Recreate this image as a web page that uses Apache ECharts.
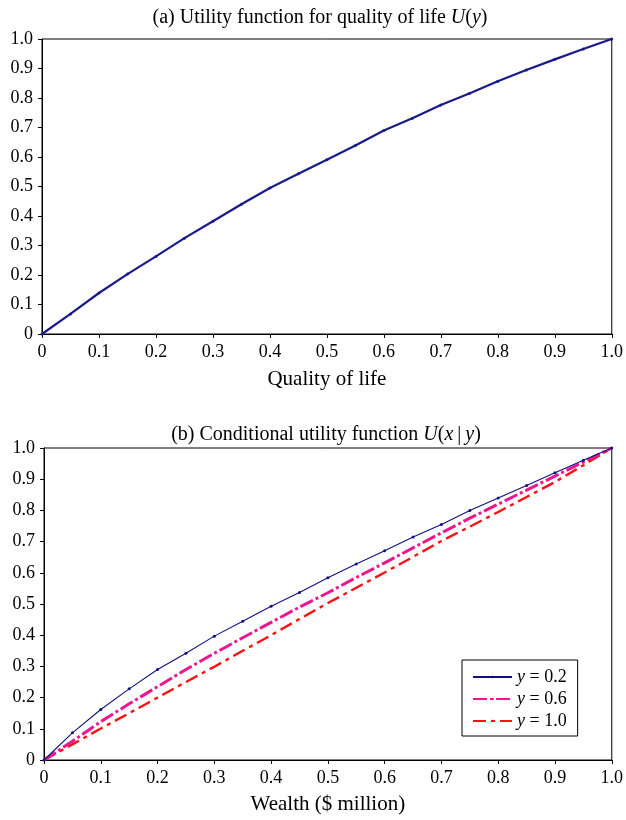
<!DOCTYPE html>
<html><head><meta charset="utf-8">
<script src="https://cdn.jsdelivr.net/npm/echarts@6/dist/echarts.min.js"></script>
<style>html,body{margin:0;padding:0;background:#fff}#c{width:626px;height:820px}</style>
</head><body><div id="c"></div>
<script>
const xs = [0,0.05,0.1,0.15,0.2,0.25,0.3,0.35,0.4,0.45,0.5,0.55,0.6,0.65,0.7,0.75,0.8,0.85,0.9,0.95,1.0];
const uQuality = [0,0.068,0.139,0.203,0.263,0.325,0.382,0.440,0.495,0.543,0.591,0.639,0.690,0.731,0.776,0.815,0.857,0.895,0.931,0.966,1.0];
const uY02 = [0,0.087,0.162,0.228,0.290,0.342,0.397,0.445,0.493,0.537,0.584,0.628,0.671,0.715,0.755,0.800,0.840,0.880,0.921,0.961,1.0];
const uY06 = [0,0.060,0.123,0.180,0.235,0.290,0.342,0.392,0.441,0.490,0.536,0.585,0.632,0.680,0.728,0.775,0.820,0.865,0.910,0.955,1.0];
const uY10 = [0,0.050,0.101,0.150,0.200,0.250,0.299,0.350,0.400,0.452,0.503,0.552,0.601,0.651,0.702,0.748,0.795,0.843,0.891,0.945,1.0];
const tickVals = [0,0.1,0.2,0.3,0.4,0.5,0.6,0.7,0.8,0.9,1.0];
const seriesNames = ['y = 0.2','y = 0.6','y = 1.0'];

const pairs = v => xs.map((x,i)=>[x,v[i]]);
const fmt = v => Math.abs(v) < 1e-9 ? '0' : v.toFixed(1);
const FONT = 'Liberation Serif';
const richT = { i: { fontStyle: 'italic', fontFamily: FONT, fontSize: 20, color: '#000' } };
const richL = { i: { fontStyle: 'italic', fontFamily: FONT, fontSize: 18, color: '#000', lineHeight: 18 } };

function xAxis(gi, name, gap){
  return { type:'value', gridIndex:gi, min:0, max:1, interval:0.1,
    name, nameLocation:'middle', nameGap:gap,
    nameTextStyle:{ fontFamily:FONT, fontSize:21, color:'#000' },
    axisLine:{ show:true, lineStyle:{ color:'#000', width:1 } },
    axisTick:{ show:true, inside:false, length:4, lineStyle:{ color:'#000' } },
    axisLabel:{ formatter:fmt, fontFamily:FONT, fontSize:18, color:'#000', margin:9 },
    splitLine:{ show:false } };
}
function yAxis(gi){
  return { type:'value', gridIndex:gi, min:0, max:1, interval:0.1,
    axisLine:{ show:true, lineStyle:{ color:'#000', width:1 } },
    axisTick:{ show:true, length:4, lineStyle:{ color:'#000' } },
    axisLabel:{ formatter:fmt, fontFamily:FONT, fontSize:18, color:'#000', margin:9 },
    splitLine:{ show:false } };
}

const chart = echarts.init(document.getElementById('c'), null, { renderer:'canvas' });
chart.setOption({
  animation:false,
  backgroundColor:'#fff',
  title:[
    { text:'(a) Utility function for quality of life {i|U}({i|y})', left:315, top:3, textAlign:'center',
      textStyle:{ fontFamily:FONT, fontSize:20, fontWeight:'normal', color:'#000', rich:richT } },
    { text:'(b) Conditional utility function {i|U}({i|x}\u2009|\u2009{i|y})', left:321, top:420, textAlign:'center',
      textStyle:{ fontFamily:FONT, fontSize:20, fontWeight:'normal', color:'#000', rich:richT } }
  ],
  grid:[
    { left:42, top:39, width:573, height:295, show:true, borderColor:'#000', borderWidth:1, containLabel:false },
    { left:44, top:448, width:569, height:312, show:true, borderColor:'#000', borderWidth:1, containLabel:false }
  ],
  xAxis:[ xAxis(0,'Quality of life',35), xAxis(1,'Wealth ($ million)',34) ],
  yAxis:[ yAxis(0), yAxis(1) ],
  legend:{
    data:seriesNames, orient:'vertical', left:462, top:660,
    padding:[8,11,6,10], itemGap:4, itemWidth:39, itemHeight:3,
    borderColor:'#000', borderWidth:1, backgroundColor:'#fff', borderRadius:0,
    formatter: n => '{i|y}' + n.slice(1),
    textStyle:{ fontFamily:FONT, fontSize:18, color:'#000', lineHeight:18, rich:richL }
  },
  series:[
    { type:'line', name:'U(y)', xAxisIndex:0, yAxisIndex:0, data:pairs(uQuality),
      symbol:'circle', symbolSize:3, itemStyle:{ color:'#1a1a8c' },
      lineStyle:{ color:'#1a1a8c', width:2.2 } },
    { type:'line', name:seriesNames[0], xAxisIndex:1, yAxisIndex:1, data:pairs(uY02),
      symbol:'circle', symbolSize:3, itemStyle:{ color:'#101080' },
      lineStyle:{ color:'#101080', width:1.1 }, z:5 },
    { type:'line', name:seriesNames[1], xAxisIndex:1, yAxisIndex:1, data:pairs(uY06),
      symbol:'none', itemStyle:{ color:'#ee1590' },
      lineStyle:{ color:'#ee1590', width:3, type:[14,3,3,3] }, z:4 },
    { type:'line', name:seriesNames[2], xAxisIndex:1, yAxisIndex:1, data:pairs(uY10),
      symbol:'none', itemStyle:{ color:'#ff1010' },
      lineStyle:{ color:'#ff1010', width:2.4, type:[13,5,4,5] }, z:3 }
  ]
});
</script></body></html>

--------------------------------------------------

**WORK TO BE COMPLETED**
Retype the listing exactly. Pictures do not belong in the copy.

**OUTPUT OF THE TASK**
Recreate this image as a web page that uses Apache ECharts.
<!DOCTYPE html>
<html><head><meta charset="utf-8">
<script src="https://cdn.jsdelivr.net/npm/echarts@6/dist/echarts.min.js"></script>
<style>html,body{margin:0;padding:0;background:#fff}#c{width:626px;height:820px}</style>
</head><body><div id="c"></div>
<script>
const xs = [0,0.05,0.1,0.15,0.2,0.25,0.3,0.35,0.4,0.45,0.5,0.55,0.6,0.65,0.7,0.75,0.8,0.85,0.9,0.95,1.0];
const uQuality = [0,0.068,0.139,0.203,0.263,0.325,0.382,0.440,0.495,0.543,0.591,0.639,0.690,0.731,0.776,0.815,0.857,0.895,0.931,0.966,1.0];
const uY02 = [0,0.087,0.162,0.228,0.290,0.342,0.397,0.445,0.493,0.537,0.584,0.628,0.671,0.715,0.755,0.800,0.840,0.880,0.921,0.961,1.0];
const uY06 = [0,0.060,0.123,0.180,0.235,0.290,0.342,0.392,0.441,0.490,0.536,0.585,0.632,0.680,0.728,0.775,0.820,0.865,0.910,0.955,1.0];
const uY10 = [0,0.050,0.101,0.150,0.200,0.250,0.299,0.350,0.400,0.452,0.503,0.552,0.601,0.651,0.702,0.748,0.795,0.843,0.891,0.945,1.0];
const tickVals = [0,0.1,0.2,0.3,0.4,0.5,0.6,0.7,0.8,0.9,1.0];
const seriesNames = ['y = 0.2','y = 0.6','y = 1.0'];

const pairs = v => xs.map((x,i)=>[x,v[i]]);
const fmt = v => Math.abs(v) < 1e-9 ? '0' : v.toFixed(1);
const FONT = 'Liberation Serif';
const richT = { i: { fontStyle: 'italic', fontFamily: FONT, fontSize: 20, color: '#000' } };
const richL = { i: { fontStyle: 'italic', fontFamily: FONT, fontSize: 18, color: '#000', lineHeight: 18 } };

function xAxis(gi, name, gap){
  return { type:'value', gridIndex:gi, min:0, max:1, interval:0.1,
    name, nameLocation:'middle', nameGap:gap,
    nameTextStyle:{ fontFamily:FONT, fontSize:21, color:'#000' },
    axisLine:{ show:true, lineStyle:{ color:'#000', width:1 } },
    axisTick:{ show:true, inside:false, length:4, lineStyle:{ color:'#000' } },
    axisLabel:{ formatter:fmt, fontFamily:FONT, fontSize:18, color:'#000', margin:9 },
    splitLine:{ show:false } };
}
function yAxis(gi){
  return { type:'value', gridIndex:gi, min:0, max:1, interval:0.1,
    axisLine:{ show:true, lineStyle:{ color:'#000', width:1 } },
    axisTick:{ show:true, length:4, lineStyle:{ color:'#000' } },
    axisLabel:{ formatter:fmt, fontFamily:FONT, fontSize:18, color:'#000', margin:9 },
    splitLine:{ show:false } };
}

const chart = echarts.init(document.getElementById('c'), null, { renderer:'canvas' });
chart.setOption({
  animation:false,
  backgroundColor:'#fff',
  title:[
    { text:'(a) Utility function for quality of life {i|U}({i|y})', left:315, top:3, textAlign:'center',
      textStyle:{ fontFamily:FONT, fontSize:20, fontWeight:'normal', color:'#000', rich:richT } },
    { text:'(b) Conditional utility function {i|U}({i|x}\u2009|\u2009{i|y})', left:321, top:420, textAlign:'center',
      textStyle:{ fontFamily:FONT, fontSize:20, fontWeight:'normal', color:'#000', rich:richT } }
  ],
  grid:[
    { left:42, top:39, width:573, height:295, show:true, borderColor:'#000', borderWidth:1, containLabel:false },
    { left:44, top:448, width:569, height:312, show:true, borderColor:'#000', borderWidth:1, containLabel:false }
  ],
  xAxis:[ xAxis(0,'Quality of life',35), xAxis(1,'Wealth ($ million)',34) ],
  yAxis:[ yAxis(0), yAxis(1) ],
  legend:{
    data:seriesNames, orient:'vertical', left:462, top:660,
    padding:[8,11,6,10], itemGap:4, itemWidth:39, itemHeight:3,
    borderColor:'#000', borderWidth:1, backgroundColor:'#fff', borderRadius:0,
    formatter: n => '{i|y}' + n.slice(1),
    textStyle:{ fontFamily:FONT, fontSize:18, color:'#000', lineHeight:18, rich:richL }
  },
  series:[
    { type:'line', name:'U(y)', xAxisIndex:0, yAxisIndex:0, data:pairs(uQuality),
      symbol:'circle', symbolSize:3, itemStyle:{ color:'#1a1a8c' },
      lineStyle:{ color:'#1a1a8c', width:2.2 } },
    { type:'line', name:seriesNames[0], xAxisIndex:1, yAxisIndex:1, data:pairs(uY02),
      symbol:'circle', symbolSize:3, itemStyle:{ color:'#101080' },
      lineStyle:{ color:'#101080', width:1.1 }, z:5 },
    { type:'line', name:seriesNames[1], xAxisIndex:1, yAxisIndex:1, data:pairs(uY06),
      symbol:'none', itemStyle:{ color:'#ee1590' },
      lineStyle:{ color:'#ee1590', width:3, type:[14,3,3,3] }, z:4 },
    { type:'line', name:seriesNames[2], xAxisIndex:1, yAxisIndex:1, data:pairs(uY10),
      symbol:'none', itemStyle:{ color:'#ff1010' },
      lineStyle:{ color:'#ff1010', width:2.4, type:[13,5,4,5] }, z:3 }
  ]
});
</script></body></html>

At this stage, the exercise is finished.